Хлопнули один за другим два винтовочных выстрела. Наверху кто-то вскрикнул, послышалась отборная брань и проклятья. С холма дали длинную очередь и бабахнуло. Пень, за которым прятался разбойник, разлетелся в щепки, поднялась пыль. Колючая волна посекла куст над головой, посыпались листья, ветки.
– Вот и всё. – Подумал я. Отстрелялся гад. Но гад успел перебраться под дальний куст, припал к винтовке целится, ждёт подходящего момента.
Карлуха улёгся на траву, прикрыл голову руками. А как бабахнуло второй раз, мелкий вскочил. Не знаю, что на него нашло, выпрямился недомерок, с ножом в руке шагнул к бандиту.
Ухватил я Карлуху за шиворот и затолкал под кусты. А сам, бросился на разбойника. Как добежал не помню. Налетел я на него, и принялся охаживать кулаками. Бил что есть силы. Долго бил, а потом ухватил за горло. Удавить не успел, схватили и оттащили. Я вырвался и обратно к бандиту, вцепился ему в горло. Дальше провал в памяти, не помню.
***
Голова раскалывается, во рту сухо, на зубах песок. Перед глазами ветки синюшки, красные листья, синие цветочки. Воняет болотом и кислым пузырником.
Приподнялся я на локтях, заболели рёбра, да и спина о себе напомнила. Пинали меня умело, спасибо что не убили. Сам виноват, чего уж тут жаловаться. Не послушал Михалыча, позарился на дармовщинку вот и получил на орехи.
Полежал ещё чуток и перевалился набок. Гунька с Карлухой лежат под деревом. Гунька на боку, спиною ко мне, Коротун в ноги к нему присоседился. А это кто? Не уж-то Михалыч? Ну, да, он. Сопит-похрапывает у пенька.
– Что, оклемался? – Спросили негромко, толкнули в плечо. – На-ка хлебни водички.
– Спасибо. – Ответил так же тихо и повернулся. Здоровенный детина, протянул мне флягу. Морда заветренная, костяшки пальцев сбиты. Глядит ухмыляется. – А ты кто? – прохрипел пересохшим горлом.
– Дед Пихто. – Ответил здоровяк. – Пей, чего уставился.
– Откуда ты взялся? – Вопрос конечно глупый, но спросить стоит.

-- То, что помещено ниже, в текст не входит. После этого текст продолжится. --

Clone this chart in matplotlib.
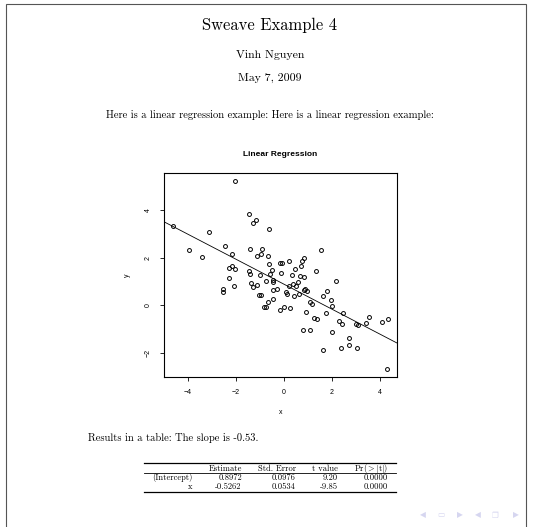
import numpy as np
import matplotlib
matplotlib.use("Agg")
import matplotlib.pyplot as plt
from matplotlib.patches import Rectangle
from matplotlib.lines import Line2D

plt.rcParams["mathtext.fontset"] = "cm"
plt.rcParams["axes.unicode_minus"] = True

# ── data ─────────────────────────────────────────────────────────────────────
x_vals = [-4.63, -3.93, -3.39, -3.10, -2.04, -2.45, -2.14, -2.28, -2.27, -2.15,
          -2.04, -2.06, -2.53, -2.53, -1.43, -1.28, -1.15, -0.63, -1.39, -0.89,
          -1.11, -0.95, -0.65, -1.46, -1.39, -0.98, -0.60, -0.47, -0.58, -0.45,
          -0.75, -0.15, -0.07, 0.23, -0.10, 0.36, 0.48, 0.73, 0.78, 0.85,
          0.69, 0.86, 1.36, 1.55, -1.38, -1.27, -1.12, -0.43, -1.03, -0.96,
          -0.84, -0.76, -0.64, -0.46, -0.46, -0.29, -0.17, 0.00, 0.26, 0.10,
          0.14, 0.23, 0.40, 0.50, 0.60, 0.43, 0.65, 0.86, 0.98, 1.10,
          1.17, 0.92, 0.79, 1.10, 1.26, 1.39, 1.65, 1.82, 1.75, 1.63,
          1.96, 2.00, 2.03, 2.18, 2.29, 2.44, 2.48, 2.40, 2.71, 2.71,
          3.01, 3.11, 3.05, 3.43, 3.55, 4.08, 4.36, 4.32, 0.88]
y_vals = [3.36, 2.32, 2.03, 3.11, 5.26, 2.52, 2.18, 1.17, 1.59, 1.64,
          1.53, 0.83, 0.68, 0.57, 3.84, 3.46, 3.59, 3.21, 2.39, 2.36,
          2.07, 2.15, 2.08, 1.46, 1.31, 1.27, 1.73, 1.49, 1.31, 1.07,
          1.03, 1.78, 1.78, 1.86, 1.36, 1.27, 1.53, 1.66, 1.86, 2.01,
          1.24, 1.18, 1.43, 2.32, 0.95, 0.76, 0.84, 0.97, 0.45, 0.45,
          -0.05, -0.07, 0.16, 0.25, 0.65, 0.67, -0.21, -0.06, -0.10, 0.55,
          0.46, 0.83, 0.90, 0.83, 0.98, 0.41, 0.46, 0.63, 0.60, 0.13,
          0.04, -0.27, -1.03, -1.03, -0.52, -0.57, 0.41, 0.59, -0.32, -1.89,
          0.21, -0.04, -1.14, 1.01, -0.66, -0.80, -0.34, -1.81, -1.39, -1.68,
          -0.80, -0.82, -1.80, -0.76, -0.49, -0.70, -0.59, -2.70, 0.70]

intercept = 0.8972
slope = -0.5262

x_ticks = [-4, -2, 0, 2, 4]
y_ticks = [-2, 0, 2, 4]

row_names = ["(Intercept)", "x"]
col_names = ["Estimate", "Std. Error", "t value", r"Pr($>$$|$t$|$)"]
estimates = ["0.8972", "-0.5262"]
std_errors = ["0.0976", "0.0534"]
t_values = ["9.20", "-9.85"]
p_values = ["0.0000", "0.0000"]

W, H = 533, 527
SERIF = ["cmr10", "DejaVu Serif"]
SANS = ["Liberation Sans", "DejaVu Sans"]
BODY = 7.6


def fx(px):
    return px / W


def fy(py):
    return 1 - py / H


fig = plt.figure(figsize=(W / 100, H / 100), dpi=100)
fig.patch.set_facecolor("white")

# page frame
fig.add_artist(Rectangle((fx(6), -0.02), fx(520), fy(4) + 0.02, transform=fig.transFigure,
                         fill=False, edgecolor="#555555", linewidth=0.8))

# ── slide text ──────────────────────────────────────────────────────────────
fig.text(fx(270), fy(25), "Sweave Example 4", family=SERIF, fontsize=11.9,
         ha="center", va="center")
fig.text(fx(270), fy(55.5), "Vinh Nguyen", family=SERIF, fontsize=8.5,
         ha="center", va="center")
fig.text(fx(270), fy(77.5), "May 7, 2009", family=SERIF, fontsize=8.5,
         ha="center", va="center")
fig.text(fx(106), fy(115), "Here is a linear regression example: Here is a linear regression example:",
         family=SERIF, fontsize=BODY, ha="left", va="center")

# ── R style scatter plot ─────────────────────────────────────────────────────
ax = fig.add_axes([fx(164), fy(377), fx(233), 204 / H])
ax.plot(x_vals, y_vals, linestyle="none", marker="o", markersize=2.8,
        markerfacecolor="none", markeredgecolor="black", markeredgewidth=0.7)

xr = max(x_vals) - min(x_vals)
yr = max(y_vals) - min(y_vals)
ax.set_xlim(min(x_vals) - 0.04 * xr, max(x_vals) + 0.04 * xr)
ax.set_ylim(min(y_vals) - 0.04 * yr, max(y_vals) + 0.04 * yr)
ax.axline((0, intercept), slope=slope, color="black", linewidth=0.6)

ax.set_xticks(x_ticks)
ax.set_yticks(y_ticks)
ax.tick_params(direction="out", length=3.2, width=0.6, labelsize=5, pad=5.8)
ax.tick_params(axis="y", labelrotation=90)
for lab in ax.get_xticklabels() + ax.get_yticklabels():
    lab.set_family(SANS)
for lab in ax.get_yticklabels():
    lab.set_va("center")
for sp in ax.spines.values():
    sp.set_linewidth(0.8)

ax.set_xlabel("x", family=SANS, fontsize=5)
ax.set_ylabel("y", family=SANS, fontsize=5)
ax.xaxis.set_label_coords(0.5, -0.155)
ax.yaxis.set_label_coords(-0.142, 0.5)

fig.text(fx(280.5), fy(154), "Linear Regression", family=SANS, fontsize=6,
         fontweight="bold", ha="center", va="center")

# ── results text and table ───────────────────────────────────────────────────
fig.text(fx(88), fy(438), "Results in a table: The slope is -0.53.", family=SERIF,
         fontsize=BODY, ha="left", va="center")

TF = 6.1        # \footnotesize
gap = 8.0       # column padding (px, each side)
table_cx = 270
header_y = 468.5
row_y = [478, 486.5]

renderer = fig.canvas.get_renderer()


def text_w(s):
    t = fig.text(0, 0, s, family=SERIF, fontsize=TF)
    w = t.get_window_extent(renderer).width
    t.remove()
    return w


cells = [[""] + row_names,
         [col_names[0]] + estimates,
         [col_names[1]] + std_errors,
         [col_names[2]] + t_values,
         [col_names[3]] + p_values]
widths = [max(text_w(s) for s in col) for col in cells]
total = sum(widths) + 2 * gap * len(widths)
left = table_cx - total / 2
rights = []
pos = left
for w in widths:
    pos += 2 * gap + w
    rights.append(pos - gap)

for yy, lw in [(462.5, 0.9), (473.3, 0.6), (492, 0.9)]:
    fig.add_artist(Line2D([fx(left), fx(left + total)], [fy(yy)] * 2,
                          color="black", linewidth=lw))

for col, xr_px in zip(cells, rights):
    for s, yy in zip(col, [header_y] + row_y):
        if s:
            fig.text(fx(xr_px), fy(yy), s, family=SERIF, fontsize=TF,
                     ha="right", va="center")

# beamer-ish navigation symbols
nav = ["◀", "▭", "▶", "◀", "❐", "▶"]
nav_x = [423, 441, 460, 478, 495, 516]
for s, px in zip(nav, nav_x):
    fig.text(fx(px), fy(515), s, family=["DejaVu Sans"], fontsize=5.5, color="#d6d6f0",
             ha="center", va="center")

fig.savefig("out.png", dpi=100)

– Оттуда. – Здоровяк указал пальцем на кусты синюшки за моей спиной. – Ты пить будешь?
– Буду. – Кивнул и взял флягу.
– Много не пей. – Предупредил здоровяк. – Рот пополощи и рожу умой. Стряхни песок.

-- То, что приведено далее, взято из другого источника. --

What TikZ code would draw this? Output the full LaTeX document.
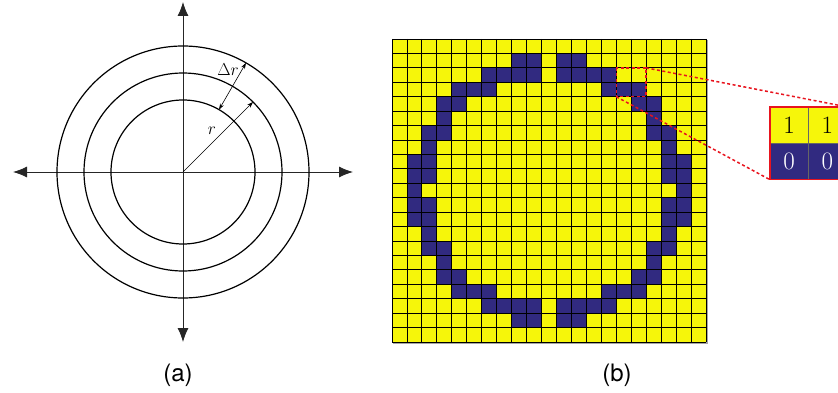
\documentclass[tikz,border=0pt]{standalone}
\usepackage{fontspec}
\newfontfamily\labelfont{TeX Gyre Heros}
\usepackage{tikz}
\usetikzlibrary{arrows.meta,positioning,calc}
\definecolor{gridyellow}{HTML}{F6F60A}
\definecolor{gridblue}{HTML}{312A80}
\definecolor{zoomred}{HTML}{E8141E}

\begin{document}
\begin{tikzpicture}[x=1pt,y=1pt,
  axisline/.style={line width=0.9pt,black!85,{Latex[length=14pt,width=11pt]}-{Latex[length=14pt,width=11pt]}},
  ring/.style={line width=1.2pt},
  dimarrow/.style={line width=0.6pt,-{Stealth[length=6pt,width=4pt]}},
  dimboth/.style={line width=0.6pt,{Stealth[length=6pt,width=4pt]}-{Stealth[length=6pt,width=4pt]}},
  cellone/.style={fill=gridyellow,draw=black!60,minimum width=38pt,minimum height=36pt,
                  inner sep=0pt,font=\fontsize{25}{28}\selectfont},
  cellzero/.style={cellone,fill=gridblue,text=white},
  zoomline/.style={zoomred,line width=1.5pt,dash pattern=on 3pt off 2.5pt},
  caption/.style={font=\labelfont\fontsize{24}{28}\selectfont}]
  \clip (0,0) rectangle (838,392);
  % (a) rings and axes
  \coordinate (o) at (183,220);
  \coordinate (xl) at (13,220);
  \coordinate (xr) at (353,220);
  \coordinate (yb) at (183,50);
  \coordinate (yt) at (183,390);
  \draw[axisline] (xl) -- (xr);
  \draw[axisline] (yb) -- (yt);
  \foreach \rad in {72,99,126} \draw[ring] (o) circle (\rad);
  \coordinate (rend) at ($(o)+(45:99)$);
  \coordinate (drin) at ($(o)+(60:72)$);
  \coordinate (drout) at ($(o)+(60:126)$);
  \draw[dimarrow] (o) -- (rend);
  \draw[dimboth] (drin) -- (drout);
  \node[font=\fontsize{19}{22}\selectfont] (rlab) at (212,261) {$r$};
  \node[font=\fontsize{19}{22}\selectfont] (drlab) at (228,322) {$\Delta r$};
  % (b) binary grid
  \begin{scope}[shift={(392,353)},x=14.95pt,y=-14.43pt]
    \fill[gridyellow] (0,0) rectangle (21,21);
    \foreach \r/\cols in {1/{8,9,11,12}, 2/{6,7,8,9,11,12,13,14}, 3/{4,5,6,14,15,16},
                          4/{3,4,16,17}, 5/{3,17}, 6/{2,3,17,18}, 7/{2,18},
                          8/{1,2,18,19}, 9/{1,2,18,19}, 10/{1,19}, 11/{1,2,18,19},
                          12/{1,2,18,19}, 13/{2,18}, 14/{2,3,17,18}, 15/{3,17},
                          16/{3,4,16,17}, 17/{4,5,6,14,15,16},
                          18/{6,7,8,9,11,12,13,14}, 19/{8,9,11,12}}
      {\foreach \c in \cols \fill[gridblue] (\c,\r) rectangle ++(1,1);}
    \draw[black!35,line width=1.4pt] (21.08,0.1) -- (21.08,21.06) -- (0.1,21.06);
    \foreach \i in {0,...,21} {
      \draw[line width=0.9pt] (\i,0) -- (\i,21);
      \draw[line width=0.9pt] (0,\i) -- (21,\i);
    }
    \draw[zoomline] (15,2) rectangle (17,4);
    \coordinate (zoomne) at (17,2);
    \coordinate (zoomsw) at (15,4);
  \end{scope}
  % zoomed cells
  \node[cellone] (inA) at (789,267) {1};
  \node[cellone,right=0pt of inA] (inB) {1};
  \node[cellzero,below=0pt of inA] (inC) {0};
  \node[cellzero,right=0pt of inC] (inD) {0};
  \draw[zoomred,line width=1.6pt] (inA.north west) rectangle (inD.south east);
  \draw[zoomline] (zoomne) -- (inB.north east);
  \draw[zoomline] (zoomsw) -- (inC.south west);
  % captions
  \node[caption] (capa) at (178,17) {(a)};
  \node[caption] (capb) at (617,17) {(b)};
\end{tikzpicture}
\end{document}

– Ага. – Согласился, спорить не стал. Почему много не пить? Вопросов больше чем хотелось бы, но спрашивать нет желания, голова трещит.
– Сейчас, я тебя лечить буду. – Здоровяк полез в торбу, достал початую бутылку. – Горло смочил, теперь можно.
– А что это?
– Целебное зелье, лекарство от всех болезней. Водка – Столичная.
– Водка?
– Ага. – Здоровяк задорно подмигнул. – Меня Серёгой кличут. А ты стало быть Бродяга? Верно?
– Верно. – Кивнул и пожаловался. – Голова болит.
– Пей, поможет. – Присоветовал Серёга. – Водка лекарство от всех болезней.
– Лекарство? – Переспросил и сделал большой глоток, на втором поперхнулся. Рот обожгло, спёрло дыхание.
– Дай сюда. – Серёга отобрал бутылку. – Что же ты такой криворукий? Расплескал.
– Извини.
– Ага, щас. – Серёга осуждающе покачал головой и широко улыбнулся, открыто по-доброму. – Будь на твоём месте кто другой, в дыню и под зад коленом. Тебя не трону.
– Почему?
– Что почему?
– Не знаю. – Я улыбнулся, пожал плечами. В животе печёт, в голове туман, качает из стороны в сторону. Не помню, что говорил, о чём спрашивал? Хорошо стало, голова и бока совсем не болят. Не обманул Серёга, зелье действительно целебное.
– Ты на кой ляд на Кистеня набросился? – Закуривая спросил Серёга. – Жить надоело?
– На кого?
– Проехали. – Серёга отвёл взгляд и тихо поведал. – Кистень ещё та сволочь. Был. Повезло тебе парень. Несказанно повезло. На брюхо погляди.